Gordon Ramsay’s Cardamom Tip For Infusing Maximum Flavor Into A Quick Curry md20

In the world of comfort foods, the category of curries is, without a doubt, a staple. While what defines a curry is ambiguous — the term seemingly emerged as a simplification of spiced foods — different countries across the world have their own iterations of a curry-like dish that is packed with aromatics and spices from the region. One such spice that is particularly popular in South Asian-style curries is cardamom, a coveted ingredient that adds complexity and warmth to a curry recipe.

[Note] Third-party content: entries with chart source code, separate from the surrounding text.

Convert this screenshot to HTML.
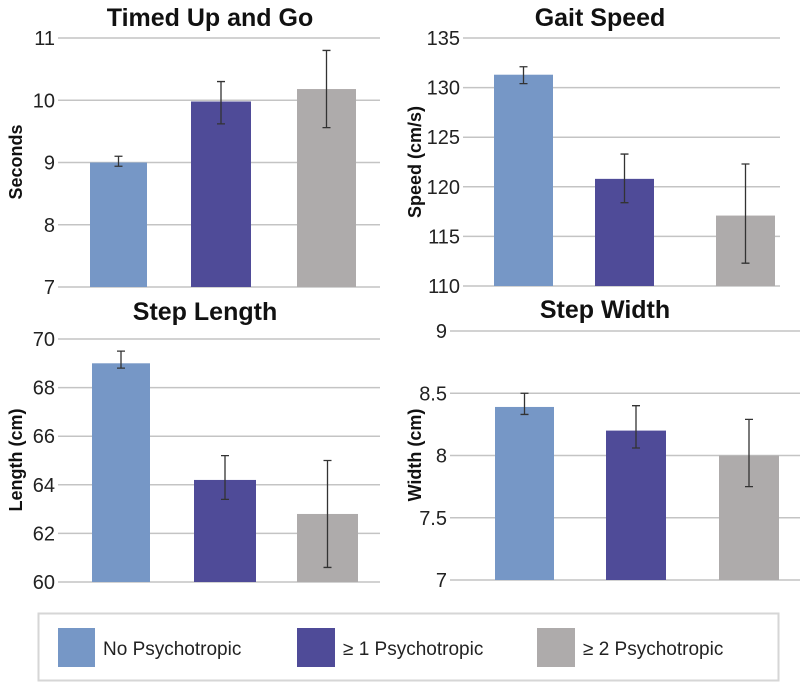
<!DOCTYPE html>
<html><head><meta charset="utf-8"><style>
body{margin:0;background:#fff;width:800px;height:682px;overflow:hidden}
svg{font-family:"Liberation Sans",sans-serif}
</style></head><body>
<svg id="c" width="800" height="682">
<g>
<rect x="38.5" y="613.5" width="740" height="67" fill="#fff" stroke="#d6d6d6" stroke-width="2"/>
<rect x="58" y="628" width="37" height="39" fill="#7697c6"/>
<text x="103" y="655" font-size="19" fill="#222">No Psychotropic</text>
<rect x="297" y="628" width="38" height="39" fill="#4f4b98"/>
<text x="343" y="655" font-size="19" fill="#222">≥ 1 Psychotropic</text>
<rect x="537" y="628" width="38" height="39" fill="#aeabab"/>
<text x="583" y="655" font-size="19" fill="#222">≥ 2 Psychotropic</text>
</g>
</svg>
<script>
const colors=["#7697c6","#4f4b98","#aeabab"];
const tugValues=[9.0,9.98,10.18];
const tugLow=[8.94,9.62,9.56];
const tugHigh=[9.1,10.3,10.8];
const tugTicks=["7","8","9","10","11"];
const gaitValues=[131.3,120.8,117.1];
const gaitLow=[130.4,118.4,112.3];
const gaitHigh=[132.1,123.3,122.3];
const gaitTicks=["110","115","120","125","130","135"];
const lenValues=[69.0,64.2,62.8];
const lenLow=[68.8,63.4,60.6];
const lenHigh=[69.5,65.2,65.0];
const lenTicks=["60","62","64","66","68","70"];
const widValues=[8.39,8.2,8.0];
const widLow=[8.33,8.06,7.75];
const widHigh=[8.5,8.4,8.29];
const widTicks=["7","7.5","8","8.5","9"];
const panels=[
{name:"timed-up-and-go",title:"Timed Up and Go",ytitle:"Seconds",v:tugValues,lo:tugLow,hi:tugHigh,ticks:tugTicks,x0:58,x1:380,yTop:38,yBot:287,bars:[[90,147],[191,251],[297,356]],tx:210,ty:26,ytx:22,yty:162},
{name:"gait-speed",title:"Gait Speed",ytitle:"Speed (cm/s)",v:gaitValues,lo:gaitLow,hi:gaitHigh,ticks:gaitTicks,x0:463,x1:780,yTop:38,yBot:286,bars:[[494,553],[595,654],[716,775]],tx:600,ty:26,ytx:421,yty:162},
{name:"step-length",title:"Step Length",ytitle:"Length (cm)",v:lenValues,lo:lenLow,hi:lenHigh,ticks:lenTicks,x0:58,x1:380,yTop:339,yBot:582,bars:[[92,150],[194,256],[297,358]],tx:205,ty:320,ytx:22,yty:460},
{name:"step-width",title:"Step Width",ytitle:"Width (cm)",v:widValues,lo:widLow,hi:widHigh,ticks:widTicks,x0:450,x1:800,yTop:331,yBot:580,bars:[[495,554],[606,666],[719,779]],tx:605,ty:318,ytx:421,yty:455}
];
const svg=document.getElementById('c');
const NS="http://www.w3.org/2000/svg";
function mk(t,a,p){const e=document.createElementNS(NS,t);for(const k in a)e.setAttribute(k,a[k]);p.appendChild(e);return e;}
panels.forEach(p=>{
 const g=mk('g',{},svg);
 
 
 const tmin=parseFloat(p.ticks[0]),tmax=parseFloat(p.ticks[p.ticks.length-1]);
 const y=v=>p.yBot-(v-tmin)/(tmax-tmin)*(p.yBot-p.yTop);
 p.ticks.forEach(t=>{
  const yy=y(parseFloat(t));
  const l=mk('line',{x1:p.x0,x2:p.x1,y1:yy,y2:yy,stroke:"#c4c4c4","stroke-width":1.5},g);
  
  
  const tx=mk('text',{x:p.x0-3,y:yy+7,"font-size":20,"text-anchor":"end",fill:"#222"},g);
  tx.textContent=t;
  
  
 });
 p.v.forEach((v,i)=>{
  const [a,b]=p.bars[i];
  const r=mk('rect',{x:a,y:y(v),width:b-a,height:p.yBot-y(v),fill:colors[i]},g);
  
  
  const cx=(a+b)/2;
  const e=mk('path',{d:`M${cx},${y(p.lo[i])}V${y(p.hi[i])}M${cx-4},${y(p.lo[i])}H${cx+4}M${cx-4},${y(p.hi[i])}H${cx+4}`,stroke:"#333","stroke-width":1.3,fill:"none"},g);
  
  
 });
 const t=mk('text',{x:p.tx,y:p.ty,"font-size":25,"font-weight":"bold","text-anchor":"middle",fill:"#111"},g);
 t.textContent=p.title;
 
 
 const yt=mk('text',{x:0,y:0,"font-size":18,"font-weight":"bold","text-anchor":"middle",fill:"#111",transform:`translate(${p.ytx},${p.yty}) rotate(-90)`},g);
 yt.textContent=p.ytitle;
 
 
});
</script>
</body></html>
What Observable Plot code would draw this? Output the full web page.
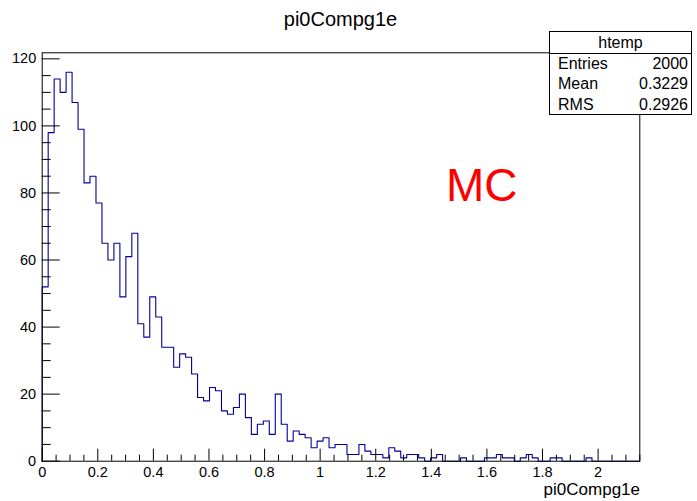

Known for its distinct tasting notes — including a notable vanilla-like sweetness, a peppery kick, and a hint of citrus and herbs — cardamom is celebrated in diverse cuisines in a multitude of ways that extends beyond South Asian curries. From being a key component in Middle Eastern coffee to being baked into Swedish-style cinnamon rolls, different regions and cuisines have their own unique ways of incorporating cardamom into their culinary repertoire.

Next time you’re whipping up a quick weeknight curry though, make sure you’ve got some cardamom pods on hand — and use chef Gordon Ramsay’s trick for infusing maximum cardamom flavor. To coax out big, bold flavors in a pinch, he places whole cardamom pods underneath his knife to firmly — and carefully — crush them twice before adding them to the pan. This helps release the fragrance and flavors of cardamom into the dish. In addition to the satisfying smashing technique, there are other tips that can help maximize the flavor of your curry.

Other tricks for using cardamom, and which cardamom to use

a spoonful of cardamom pods

One spice hack that even chef Wolfgang Puck stands by is to toast the cardamom pods until fragrant before grinding them into a powder and adding them to what’s being cooked. Toasting spices facilitates the release of some of their aromatic oils, which automatically boosts the flavor. Another handy hack is to temper the cardamom in a high-heat oil in a process called “blooming.” This helps draw out more flavor and aromas from spices since their fat-soluble flavor compounds can better infuse into the dish, enhancing the experience of every spoonful.

There are three main cardamom varieties: green, black, and the lesser-known red. Green cardamom pods are prematurely picked, meaning the pods have not fully ripened. They are the cardamom of choice for sweet recipes and confections. Smaller pods tend to have more flavor, and you can determine how fresh they are if the enclosed seeds are sticky to the touch. Black cardamom tends to have a bolder, smokier flavor, making it suitable for warming, savory spice blends such as garam masala. Red cardamom, which one can mistake for a walnut shell upon first glance, is commonly used as a potent flavoring agent in Chinese cuisine. Each cardamom type has a characteristic flavor profile, so keep that in mind if you need to substitute cardamom in your recipes.